Use the properties of logarithms to evaluate \(log_b40\)

Substitute 40 with \(2^3 * 5\) in \(log_b40\) to yield \[log_b(2^3*5) = log_b(8*5).\] Use the sum rule of logarithm to split the above expression into the sum of two logs: \[log_b(8*5) = log_b8 + log_b5.\] Again, use the power rule to simplify \(log_b8\) to \(3log_b2\). Final expression becomes \[3*log_b2 + log_b5.\]

Substitute given values into the expression

Plug in the given values for \(log_b2\) and \(log_b5\) into the expression \[3 * log_b2 + log_b5 = 3 * 0.3562 + 0.8271.\]

Perform the calculation

Multiply and add the values to get the final result for \(log_b40\). We get \[1.0686 + 0.8271 = 1.8957.\]

Key concepts

Properties of Logarithms

Logarithms have specific properties that make them a powerful tool for simplifying complex equations.
These properties allow us to manipulate and combine logarithmic expressions in ways that can simplify calculations and problem-solving.
Some of the essential properties of logarithms include:

• Sum Rule: If you have a product inside the logarithm, you can split it into two separate logarithms with addition, expressed as: \(\log_b(M \cdot N) = \log_bM + \log_bN\).
• Difference Rule: When dealing with a quotient inside a logarithm, you can separate it into two logarithms with subtraction, noted as: \(\log_b(\frac{M}{N}) = \log_bM - \log_bN\).
• Power Rule: When a logarithm contains an exponent, you can pull the exponent in front of the logarithm, formulated as: \(\log_b(M^p) = p \cdot \log_bM\).

These rules are powerful because they transform difficult multiplicative and divisive relationships into simpler additive and subtractive ones.
Understanding these properties is key to solving logarithmic problems efficiently.

Logarithm Rules

Logarithmic rules are fundamental guidelines that help us understand how logarithms behave in mathematical operations.
These rules are derived from the properties of logarithms and are crucial in handling expressions involving logarithmic functions.
Let's delve into a few key rules:

• Change of Base Formula: This rule helps in computing logarithms with different bases: \(\log_bM = \frac{\log_kM}{\log_kb}\), where \(k\) is any positive number.
• Inverse Rule: This states that a logarithm of a power with the same base is equal to the exponent itself: \(b^{\log_bM} = M\). This indicates the inverse nature of logarithms and exponents.
• Log of One Rule: It asserts that any log of 1 in any base will always be zero: \(\log_b1 = 0\).

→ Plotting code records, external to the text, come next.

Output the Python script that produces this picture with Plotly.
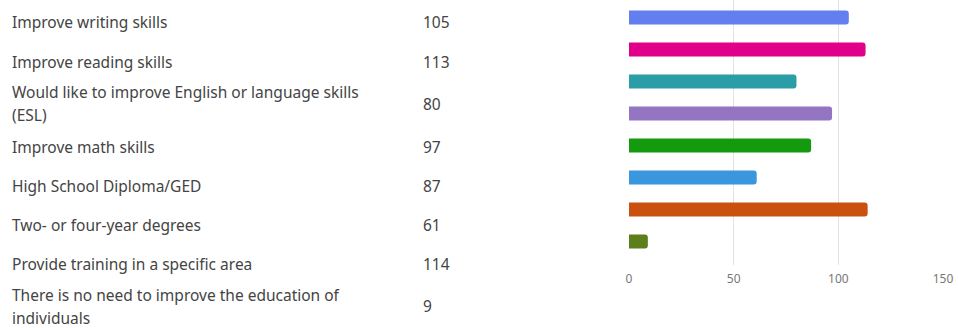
import plotly.graph_objects as go

categories = [
    "Improve writing skills",
    "Improve reading skills",
    "Would like to improve English or language skills\n(ESL)",
    "Improve math skills",
    "High School Diploma/GED",
    "Two- or four-year degrees",
    "Provide training in a specific area",
    "There is no need to improve the education of\nindividuals",
]
counts = [105, 113, 80, 97, 87, 61, 114, 9]
tick_values = [0, 50, 100, 150]
tick_labels = ["0", "50", "100", "150"]

colors = ["#637EEF", "#E0008A", "#2A9DA6", "#9475C2", "#139A0E",
          "#3A96DD", "#CA5010", "#5C7E1B"]

W, H = 958, 328
# layout positions (pixels)
plot_left, plot_right = 629, 943
plot_top, plot_bottom = 0, 265
row_centers = [22, 62, 104, 147, 186, 225, 264, 306]
line_pitch = 23
label_x = 10
value_x = 421

def px(x):
    return x / W

def py(y):
    return 1 - y / H

fig = go.Figure(go.Bar(
    y=categories,
    x=counts,
    orientation="h",
    marker=dict(color=colors, line=dict(width=0)),
    hoverinfo="x+y",
))

font_family = "Noto Sans, Open Sans, sans-serif"
text_color = "#444444"
annotations = []
for cat, val, yc in zip(categories, counts, row_centers):
    lines = cat.split("\n")
    n = len(lines)
    for i, ln in enumerate(lines):
        yline = yc + (i - (n - 1) / 2) * line_pitch
        annotations.append(dict(
            text=ln, x=px(label_x), y=py(yline), xref="paper", yref="paper",
            xanchor="left", yanchor="middle", showarrow=False,
            font=dict(family=font_family, size=15.5, color=text_color),
        ))
    annotations.append(dict(
        text=str(val), x=px(value_x), y=py(yc), xref="paper", yref="paper",
        xanchor="left", yanchor="middle", showarrow=False,
        font=dict(family=font_family, size=15.5, color=text_color),
    ))

n_cat = len(categories)
pitch = 32.0
first_center = 17.5
y_top = -(first_center - plot_top) / pitch
y_bot = (n_cat - 1) + (plot_bottom - (first_center + (n_cat - 1) * pitch)) / pitch

fig.update_layout(
    width=W, height=H,
    margin=dict(l=0, r=0, t=0, b=0),
    paper_bgcolor="white", plot_bgcolor="white",
    showlegend=False,
    bargap=0.56,
    barcornerradius=3,
    annotations=annotations,
    xaxis=dict(
        domain=[px(plot_left), px(plot_right)],
        range=[0, 150],
        tickmode="array", tickvals=tick_values, ticktext=tick_labels,
        showgrid=True, gridcolor="#e2e2e2", gridwidth=1,
        zeroline=False, showline=False, ticks="",
        ticklabelstandoff=5,
        tickfont=dict(family=font_family, size=12, color="#777777"),
        automargin=False, fixedrange=True,
    ),
    yaxis=dict(
        domain=[py(plot_bottom), py(plot_top)],
        range=[y_bot, y_top],
        showticklabels=False, showgrid=False, zeroline=False,
        ticks="", automargin=False, fixedrange=True,
    ),
)

fig.write_html(
    "out.html",
    config={"displayModeBar": False},
    post_script="document.body.style.margin='0';document.body.style.padding='0';",
)
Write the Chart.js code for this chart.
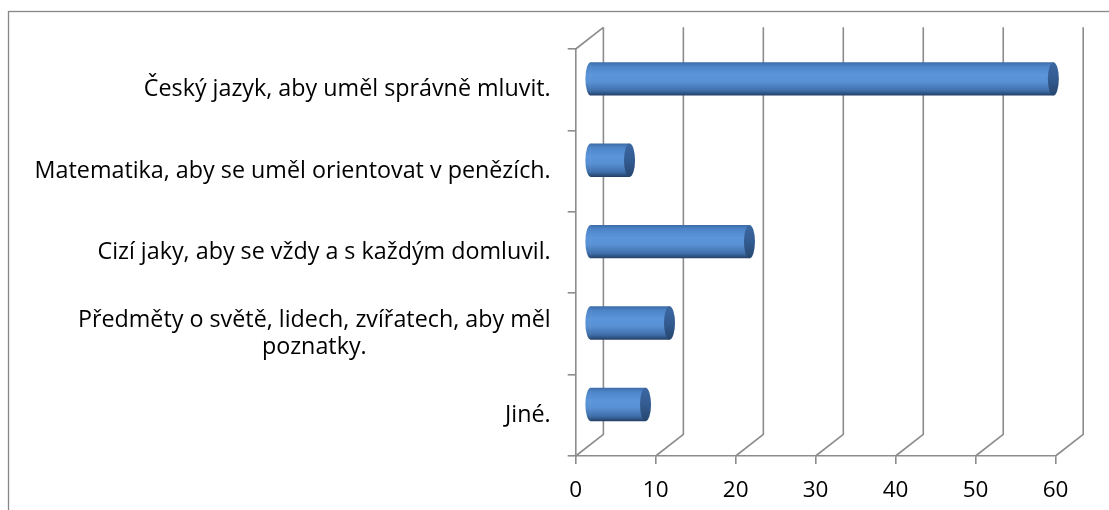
<!DOCTYPE html>
<html><head><meta charset="utf-8">
<script src="https://cdn.jsdelivr.net/npm/chart.js@4.4.1/dist/chart.umd.min.js"></script>
<style>html,body{margin:0;padding:0;background:#fff;overflow:hidden}#wrap{position:relative;width:1109px;height:510px}</style>
</head><body><div id="wrap"><canvas id="c" width="1109" height="510"></canvas></div>
<script>
// ---- data ----
const categories = [
  ['Český jazyk, aby uměl správně mluvit.'],
  ['Matematika, aby se uměl orientovat v penězích.'],
  ['Cizí jaky, aby se vždy a s každým domluvil.'],
  ['Předměty o světě, lidech, zvířatech, aby měl', 'poznatky.'],
  ['Jiné.']
];
const values = [58, 5, 20, 10, 7];
const xTicks = [0, 10, 20, 30, 40, 50, 60];

// ---- style ----
const FONT = '"Open Sans"';
const FONT_SIZE = 23.3;
const GRID = '#8c8c8c';
const DX = 27.7, DY = -21.7;      // 3D depth offset of back wall
const BAR_PCT = 0.41;
const RX = 5.5;                    // cylinder cap radius (x)
const LABEL_GAP = 25;
const LINE_H = 27.5;

function bodyGradient(ctx, y, h) {
  const g = ctx.createLinearGradient(0, y - h / 2, 0, y + h / 2);
  g.addColorStop(0, '#3d6ba6');
  g.addColorStop(0.12, '#4d84c8');
  g.addColorStop(0.38, '#5b95da');
  g.addColorStop(0.6, '#5890d3');
  g.addColorStop(0.85, '#3f6faa');
  g.addColorStop(1, '#233f66');
  return g;
}
function capGradient(ctx, y, h) {
  const g = ctx.createLinearGradient(0, y - h / 2, 0, y + h / 2);
  g.addColorStop(0, '#3b67a1');
  g.addColorStop(0.5, '#335c91');
  g.addColorStop(1, '#26466f');
  return g;
}

const depthPlugin = {
  id: 'depth',
  beforeDraw(chart) {
    const ctx = chart.ctx;
    ctx.save();
    ctx.strokeStyle = '#878787';
    ctx.lineWidth = 1.3;
    ctx.strokeRect(8.5, 11.5, 3000, 3000);
    ctx.restore();
  },
  beforeDatasetsDraw(chart) {
    const ctx = chart.ctx, xs = chart.scales.x, a = chart.chartArea;
    ctx.save();
    ctx.strokeStyle = GRID;
    ctx.lineWidth = 1.6;
    ctx.beginPath();
    xs.ticks.forEach(t => {
      const xf = xs.getPixelForValue(t.value);
      ctx.moveTo(xf, a.bottom);
      ctx.lineTo(xf + DX, a.bottom + DY);
      ctx.lineTo(xf + DX, a.top + DY);
    });
    ctx.moveTo(a.left, a.top);
    ctx.lineTo(a.left + DX, a.top + DY);
    ctx.stroke();
    ctx.restore();
    // bars sit half way into the depth
    ctx.save();
    ctx.translate(DX / 2, DY / 2);
  },
  afterDatasetsDraw(chart) {
    const ctx = chart.ctx;
    const meta = chart.getDatasetMeta(0);
    meta.data.forEach(bar => {
      const p = bar.getProps(['x', 'y', 'base', 'height'], true);
      const h2 = p.height / 2;
      ctx.fillStyle = bodyGradient(ctx, p.y, p.height);
      ctx.beginPath();
      ctx.ellipse(p.base + 0.5, p.y, RX, h2, 0, Math.PI / 2, Math.PI * 1.5);
      ctx.closePath();
      ctx.fill();
      ctx.fillStyle = capGradient(ctx, p.y, p.height);
      ctx.beginPath();
      ctx.ellipse(p.x, p.y, RX, h2, 0, 0, Math.PI * 2);
      ctx.fill();
    });
    ctx.restore();
  },
  afterDraw(chart) {
    const ctx = chart.ctx, ys = chart.scales.y;
    ctx.save();
    ctx.font = FONT_SIZE + 'px ' + FONT;
    ctx.fillStyle = '#000';
    ctx.textBaseline = 'middle';
    ctx.textAlign = 'center';
    const right = ys.right - LABEL_GAP;
    categories.forEach((lines, i) => {
      const cy = ys.getPixelForValue(i);
      const bw = Math.max(...lines.map(l => ctx.measureText(l).width));
      const cx = right - bw / 2;
      lines.forEach((l, k) => ctx.fillText(l, cx, cy + (k - (lines.length - 1) / 2) * LINE_H));
    });
    ctx.restore();
  }
};

new Chart(document.getElementById('c'), {
  type: 'bar',
  data: {
    labels: categories.map(c => c.join(' ')),
    datasets: [{
      data: values,
      borderWidth: 0,
      barPercentage: BAR_PCT,
      categoryPercentage: 1,
      backgroundColor: (c) => {
        const ys = c.chart.scales.y;
        if (!ys || c.dataIndex === undefined) return '#4f81bd';
        const y = ys.getPixelForValue(c.dataIndex);
        const h = Math.abs(ys.getPixelForValue(1) - ys.getPixelForValue(0)) * BAR_PCT;
        if (!isFinite(y) || !isFinite(h) || h <= 0) return '#4f81bd';
        return bodyGradient(c.chart.ctx, y, h);
      }
    }]
  },
  options: {
    indexAxis: 'y',
    responsive: false,
    animation: false,
    devicePixelRatio: 1,
    layout: { padding: { top: 49, right: 53.5, bottom: 0, left: 0 } },
    plugins: { legend: { display: false }, tooltip: { enabled: false } },
    scales: {
      x: {
        min: 0, max: 60,
        afterBuildTicks: s => { s.ticks = xTicks.map(v => ({ value: v })); },
        afterFit: s => { s.height = 54; },
        grid: { drawOnChartArea: false, drawTicks: true, tickLength: 8, color: GRID, lineWidth: 1.6 },
        border: { display: true, color: GRID, width: 1.6 },
        ticks: { color: '#000', font: { family: 'Open Sans', size: 22.5 }, padding: 13, maxRotation: 0 }
      },
      y: {
        afterFit: s => { s.width = 575.7; },
        grid: { drawOnChartArea: false, drawTicks: true, tickLength: 8, color: GRID, lineWidth: 1.6, offset: true },
        border: { display: true, color: GRID, width: 1.6 },
        ticks: { display: false }
      }
    }
  },
  plugins: [depthPlugin]
});
</script>
</body></html>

These rules assist in converting complex logarithmic expressions into easier computations.
They enable converting any logarithmic expression to another base if needed, and help understand the foundational nature of logarithms.

Logarithmic Approximation

Logarithmic approximation is a technique used to estimate logarithmic values when exact values are not necessary or when they are difficult to calculate.
This practice is particularly helpful when dealing with logarithms in bases other than 10 or \(e\), which are commonly found in standard tables or calculators.
Here's an approach to logarithmic approximation:

• Using Known Values: If you know the logarithmic values for specific bases, you can approximate the log of other numbers by breaking them down into smaller factors. For instance, if \(\log_b 2\), \(\log_b 3\), and \(\log_b 5\) are known, you can approximate \(\log_b 40\) as described in the exercise by expressing 40 as \(2^3 \cdot 5\).
• Properties of Logarithms: Utilize properties such as the sum, difference, and power rules to break down and approximate the values.

By leveraging known logarithmic values and the properties of logarithms, one can efficiently approximate the logarithm of complex expressions.
This technique is valuable when precise accuracy is not the primary concern, and it paves the way for easier calculations in both academic and practical applications.